What is asked:
Exactly reproduce the lines from the top of the entries below through the line containing "import plotly.graph_objects as go", with both ends included.

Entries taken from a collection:
##########

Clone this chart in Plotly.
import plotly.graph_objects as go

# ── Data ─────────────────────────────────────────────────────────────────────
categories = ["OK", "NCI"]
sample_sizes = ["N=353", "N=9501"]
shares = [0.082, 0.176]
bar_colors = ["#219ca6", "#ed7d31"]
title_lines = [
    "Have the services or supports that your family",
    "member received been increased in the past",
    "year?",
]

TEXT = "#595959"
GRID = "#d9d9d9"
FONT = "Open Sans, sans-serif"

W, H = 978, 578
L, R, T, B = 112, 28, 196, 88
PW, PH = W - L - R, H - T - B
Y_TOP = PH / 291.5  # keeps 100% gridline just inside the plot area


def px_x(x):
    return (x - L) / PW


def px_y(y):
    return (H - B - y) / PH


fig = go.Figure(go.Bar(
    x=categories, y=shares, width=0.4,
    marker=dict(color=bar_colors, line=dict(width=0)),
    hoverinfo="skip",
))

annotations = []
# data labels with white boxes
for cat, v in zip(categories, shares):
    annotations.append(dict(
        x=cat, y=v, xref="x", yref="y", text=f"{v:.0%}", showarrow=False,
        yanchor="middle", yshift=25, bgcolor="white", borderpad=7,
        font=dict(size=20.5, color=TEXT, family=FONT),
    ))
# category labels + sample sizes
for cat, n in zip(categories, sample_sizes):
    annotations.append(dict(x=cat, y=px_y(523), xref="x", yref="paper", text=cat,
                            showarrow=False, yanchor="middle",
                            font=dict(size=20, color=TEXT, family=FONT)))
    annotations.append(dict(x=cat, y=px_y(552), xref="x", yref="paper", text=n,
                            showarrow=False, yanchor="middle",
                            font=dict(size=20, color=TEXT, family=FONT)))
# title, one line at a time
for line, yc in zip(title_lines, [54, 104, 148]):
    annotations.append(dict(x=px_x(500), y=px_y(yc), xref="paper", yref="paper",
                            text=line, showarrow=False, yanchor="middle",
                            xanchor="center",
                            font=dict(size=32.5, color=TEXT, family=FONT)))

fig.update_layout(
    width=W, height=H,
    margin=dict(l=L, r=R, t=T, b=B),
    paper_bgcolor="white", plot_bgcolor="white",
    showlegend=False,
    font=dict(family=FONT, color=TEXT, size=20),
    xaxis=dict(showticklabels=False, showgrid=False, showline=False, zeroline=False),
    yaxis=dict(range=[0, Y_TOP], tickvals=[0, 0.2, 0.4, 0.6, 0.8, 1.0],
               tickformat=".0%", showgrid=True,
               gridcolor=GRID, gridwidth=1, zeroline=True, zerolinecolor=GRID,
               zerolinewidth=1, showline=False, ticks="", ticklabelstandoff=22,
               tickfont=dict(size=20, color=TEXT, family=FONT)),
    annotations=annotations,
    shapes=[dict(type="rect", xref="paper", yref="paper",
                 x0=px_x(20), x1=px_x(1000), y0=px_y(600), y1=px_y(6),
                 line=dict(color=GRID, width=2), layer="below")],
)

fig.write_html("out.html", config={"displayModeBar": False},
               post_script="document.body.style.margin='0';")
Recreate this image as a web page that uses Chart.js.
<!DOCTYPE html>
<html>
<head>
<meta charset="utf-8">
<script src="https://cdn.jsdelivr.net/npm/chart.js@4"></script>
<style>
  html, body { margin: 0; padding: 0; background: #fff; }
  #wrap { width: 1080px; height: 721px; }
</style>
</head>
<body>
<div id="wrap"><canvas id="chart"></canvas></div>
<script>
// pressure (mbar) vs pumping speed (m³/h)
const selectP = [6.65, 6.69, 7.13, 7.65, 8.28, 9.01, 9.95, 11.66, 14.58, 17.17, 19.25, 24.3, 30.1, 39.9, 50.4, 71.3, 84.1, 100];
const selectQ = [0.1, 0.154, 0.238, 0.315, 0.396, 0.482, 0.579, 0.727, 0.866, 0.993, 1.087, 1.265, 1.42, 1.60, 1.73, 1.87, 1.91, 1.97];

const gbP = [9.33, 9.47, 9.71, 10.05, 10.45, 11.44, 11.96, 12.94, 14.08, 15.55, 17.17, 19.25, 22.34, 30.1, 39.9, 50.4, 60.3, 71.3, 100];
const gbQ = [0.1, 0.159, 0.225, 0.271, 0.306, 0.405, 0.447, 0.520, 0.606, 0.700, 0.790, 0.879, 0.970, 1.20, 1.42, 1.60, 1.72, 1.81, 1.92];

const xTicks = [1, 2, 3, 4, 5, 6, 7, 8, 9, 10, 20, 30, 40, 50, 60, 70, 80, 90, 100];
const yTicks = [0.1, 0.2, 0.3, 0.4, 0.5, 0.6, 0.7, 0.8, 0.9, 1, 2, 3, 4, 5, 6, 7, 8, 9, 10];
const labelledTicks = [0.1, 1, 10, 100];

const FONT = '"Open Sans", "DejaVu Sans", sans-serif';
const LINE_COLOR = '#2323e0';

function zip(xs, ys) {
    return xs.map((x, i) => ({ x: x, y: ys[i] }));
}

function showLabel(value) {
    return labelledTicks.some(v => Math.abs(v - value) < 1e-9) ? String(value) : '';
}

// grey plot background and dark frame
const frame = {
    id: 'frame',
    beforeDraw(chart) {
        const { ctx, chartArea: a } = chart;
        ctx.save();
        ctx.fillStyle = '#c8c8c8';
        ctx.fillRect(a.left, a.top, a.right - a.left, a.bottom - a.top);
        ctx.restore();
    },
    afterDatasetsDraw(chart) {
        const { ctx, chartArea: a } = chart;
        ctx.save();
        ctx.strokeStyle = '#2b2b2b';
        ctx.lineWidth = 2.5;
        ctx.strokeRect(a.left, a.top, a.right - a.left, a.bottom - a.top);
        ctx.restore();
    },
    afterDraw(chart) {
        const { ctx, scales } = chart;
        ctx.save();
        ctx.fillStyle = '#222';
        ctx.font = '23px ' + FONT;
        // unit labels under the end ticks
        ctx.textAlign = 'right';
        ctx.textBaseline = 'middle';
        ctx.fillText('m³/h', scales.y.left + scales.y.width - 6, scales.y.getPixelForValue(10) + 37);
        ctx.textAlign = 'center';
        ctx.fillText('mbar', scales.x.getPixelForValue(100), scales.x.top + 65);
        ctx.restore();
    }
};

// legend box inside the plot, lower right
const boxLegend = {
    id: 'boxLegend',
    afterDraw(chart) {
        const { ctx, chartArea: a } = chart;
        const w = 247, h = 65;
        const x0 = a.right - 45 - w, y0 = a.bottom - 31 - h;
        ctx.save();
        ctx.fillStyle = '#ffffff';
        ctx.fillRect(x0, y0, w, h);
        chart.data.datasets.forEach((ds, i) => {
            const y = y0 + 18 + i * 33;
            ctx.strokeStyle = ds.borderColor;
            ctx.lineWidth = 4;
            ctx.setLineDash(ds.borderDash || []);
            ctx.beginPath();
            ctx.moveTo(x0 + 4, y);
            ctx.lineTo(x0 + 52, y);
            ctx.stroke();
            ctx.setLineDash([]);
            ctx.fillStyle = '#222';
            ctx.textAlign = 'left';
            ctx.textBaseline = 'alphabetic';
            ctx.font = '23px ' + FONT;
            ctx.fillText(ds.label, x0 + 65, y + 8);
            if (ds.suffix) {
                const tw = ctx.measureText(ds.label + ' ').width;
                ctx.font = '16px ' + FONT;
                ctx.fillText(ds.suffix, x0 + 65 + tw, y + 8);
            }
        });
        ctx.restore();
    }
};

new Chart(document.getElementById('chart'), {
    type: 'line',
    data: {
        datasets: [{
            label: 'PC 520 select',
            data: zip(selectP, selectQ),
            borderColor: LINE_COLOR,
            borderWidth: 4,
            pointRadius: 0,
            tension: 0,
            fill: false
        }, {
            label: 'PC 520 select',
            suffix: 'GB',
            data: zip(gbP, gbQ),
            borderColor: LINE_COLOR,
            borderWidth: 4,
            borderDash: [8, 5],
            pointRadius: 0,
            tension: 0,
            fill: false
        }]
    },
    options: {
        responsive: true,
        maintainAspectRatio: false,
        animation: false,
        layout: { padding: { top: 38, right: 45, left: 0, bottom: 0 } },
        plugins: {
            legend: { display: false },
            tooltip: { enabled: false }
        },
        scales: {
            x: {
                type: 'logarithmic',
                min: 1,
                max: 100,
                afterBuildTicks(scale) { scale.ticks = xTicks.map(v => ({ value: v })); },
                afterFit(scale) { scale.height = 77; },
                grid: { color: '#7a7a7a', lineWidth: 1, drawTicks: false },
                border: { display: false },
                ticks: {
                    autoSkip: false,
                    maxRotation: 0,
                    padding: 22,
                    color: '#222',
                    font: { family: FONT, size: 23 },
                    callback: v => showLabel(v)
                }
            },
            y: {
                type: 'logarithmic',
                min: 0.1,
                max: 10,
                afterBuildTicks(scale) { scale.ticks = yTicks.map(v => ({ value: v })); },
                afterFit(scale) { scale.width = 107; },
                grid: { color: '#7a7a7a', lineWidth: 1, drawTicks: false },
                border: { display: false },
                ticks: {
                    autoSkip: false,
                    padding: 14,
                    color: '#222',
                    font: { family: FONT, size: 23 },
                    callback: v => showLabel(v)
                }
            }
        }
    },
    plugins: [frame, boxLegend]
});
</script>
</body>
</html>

##########

Task result:
Clone this chart in Plotly.
import plotly.graph_objects as go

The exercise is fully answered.